All of this has led to niches and specialisms that were inconceivable in the early age of computing. As a result, architecting systems also became more complex giving rise to what have been termed ‘layer’ architects whose specialities were application architecture, infrastructure architecture, middleware architecture and so on.
Whole professions have been built around these disciplines leading to more and more specialisation. Inevitably this has led to a number of things:
- The need for communications between the disciplines (and for them to understand each others ‘language’).
- As more knowledge accrues in one discipline, and people specialise in it more, it becomes harder for inter-disciplinary understanding to happen.
- Architects became hyper-specialised in their own discipline (layer) leading to a kind of ‘peak of inflated expectations’* (at least amongst practitioners of each discipline) as to what they could achieve using the technology they were so well versed in but something of a ‘trough of disillusionment’* to the business (who paid for those systems) when they did not deliver the expected capabilities and came in over cost and behind schedule.
So what of the mobile and cloud age which we now find ourselves in?
The rise of the full stack architect.
As the stack we need to deal with has become more ‘cloudified’ and we have moved from Infrastructure as a Service (IaaS) to Platform as a Service (PaaS) it has become easier to understand the full stack as an architect. We can, to some extent, take for granted the lower, specialised parts of the stack and focus on the applications and data that are the differentiators for a business.
We no longer have to worry about what type of server to use or even what operating system or programming environments have to be selected. Instead we can focus on what the business needs and how that need can be satisfied by technology.

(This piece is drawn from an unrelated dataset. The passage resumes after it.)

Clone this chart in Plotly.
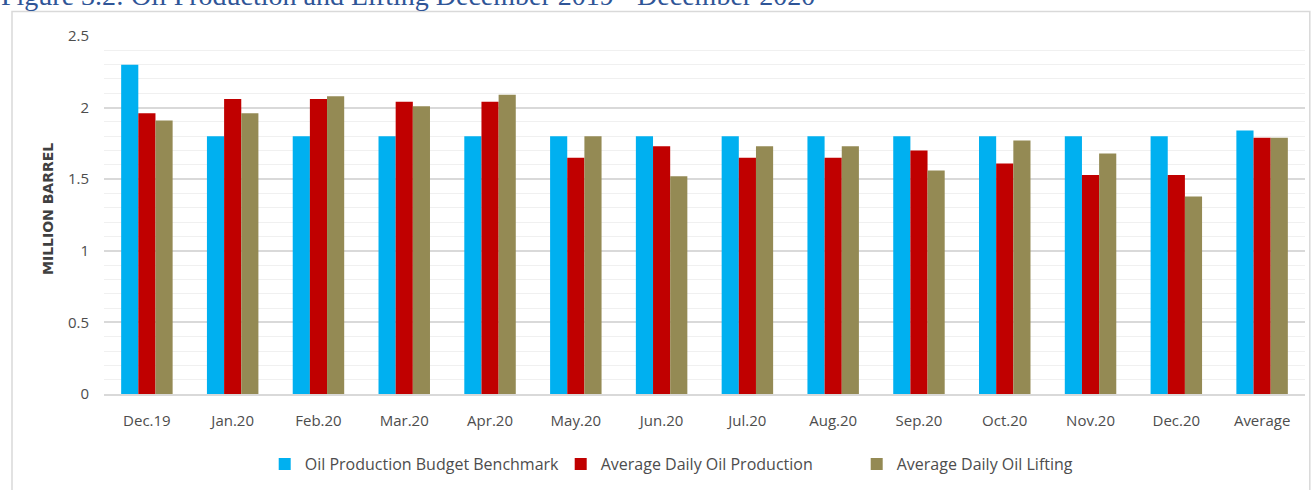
import plotly.graph_objects as go

categories = ["Dec.19", "Jan.20", "Feb.20", "Mar.20", "Apr.20", "May.20", "Jun.20",
              "Jul.20", "Aug.20", "Sep.20", "Oct.20", "Nov.20", "Dec.20", "Average"]
benchmark = [2.30, 1.80, 1.80, 1.80, 1.80, 1.80, 1.80, 1.80, 1.80, 1.80, 1.80, 1.80, 1.80, 1.84]
production = [1.96, 2.06, 2.06, 2.04, 2.04, 1.65, 1.73, 1.65, 1.65, 1.70, 1.61, 1.53, 1.53, 1.79]
lifting = [1.91, 1.96, 2.08, 2.01, 2.09, 1.80, 1.52, 1.73, 1.73, 1.56, 1.77, 1.68, 1.38, 1.79]
y_ticks = [0, 0.5, 1, 1.5, 2, 2.5]
y_tick_text = ["0", "0.5", "1", "1.5", "2", "2.5"]

series = [
    ("Oil Production Budget Benchmark", benchmark, "#00B0F0"),
    ("Average Daily Oil Production", production, "#C00000"),
    ("Average Daily Oil Lifting", lifting, "#948A54"),
]

font_family = "Open Sans, sans-serif"

fig = go.Figure()
for name, vals, color in series:
    fig.add_trace(go.Bar(x=categories, y=vals, name=name, marker_color=color,
                         marker_line_width=0))

fig.update_layout(
    width=1312, height=490,
    barmode="group", bargap=0.4, bargroupgap=0,
    plot_bgcolor="white", paper_bgcolor="white",
    margin=dict(l=104, r=7, t=36, b=96, autoexpand=False),
    font=dict(family=font_family, color="#4D4D4D", size=14),
    showlegend=True,
    legend=dict(orientation="h", x=0.5035, xanchor="center", y=-0.196, yanchor="middle",
                font=dict(size=16, color="#4D4D4D"), tracegroupgap=0,
                traceorder="normal", itemwidth=30, entrywidth=251, entrywidthmode="pixels"),
)

fig.add_annotation(text="Figure 3.2: Oil Production and Lifting December 2019 - December 2020",
                   xref="paper", yref="paper", x=-0.0876, y=1.112, xanchor="left", yanchor="middle",
                   showarrow=False,
                   font=dict(family="Liberation Serif, DejaVu Serif, serif", size=28, color="#2F5597"))

fig.add_annotation(text="<b>MILLION BARREL</b>", textangle=-90,
                   xref="paper", yref="paper", x=(48 - 104) / 1201, y=(394 - 209) / 358,
                   xanchor="center", yanchor="middle", showarrow=False,
                   font=dict(size=14, color="#404040", family="DejaVu Sans, sans-serif"))

fig.update_xaxes(showline=True, linecolor="#D9D9D9", linewidth=1.5, ticks="",
                 tickfont=dict(size=15, color="#4D4D4D"), ticklabelstandoff=12,
                 showgrid=False, automargin=False)
fig.update_yaxes(range=[0, 2.5], tickvals=y_ticks, ticktext=y_tick_text,
                 showgrid=True, gridcolor="#D9D9D9", gridwidth=1.5,
                 minor=dict(dtick=0.1, showgrid=True, gridcolor="#F0F0F0", gridwidth=1, tick0=0),
                 zeroline=False, tickfont=dict(size=15, color="#4D4D4D"),
                 ticklabelstandoff=14, automargin=False)

fig.add_shape(type="rect", xref="paper", yref="paper", x0=-0.0766, x1=1.004, y0=-0.35, y1=1.0685,
              line=dict(color="#D9D9D9", width=1.5), fillcolor="rgba(0,0,0,0)", layer="below")

fig.write_html("out.html", config={"displayModeBar": False},
               post_script="document.body.style.margin='0';")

With the right tools and the right cloud platforms we can hopefully climb the ‘slope of enlightenment’ and reach a new ‘plateau of productivity’*.
As Neal Ford, Software Architect at Thoughtworks says in this video:
“Architecture has become much more interesting now because it’s become more encompassing … it’s trying to solve real problems rather than play with abstractions.”
I believe that the fifth age of computing really has the potential to take us to a new plateau of productivity and hopefully allow all of us to be architects described by this great definition from the author, marketeer and blogger Seth Godin:
“Architects take existing components and assemble them in interesting and important ways.”
What interesting and important things are you going to do in this age of computing?
* Diagrams and terms borrowed from Gartner’s hype cycle.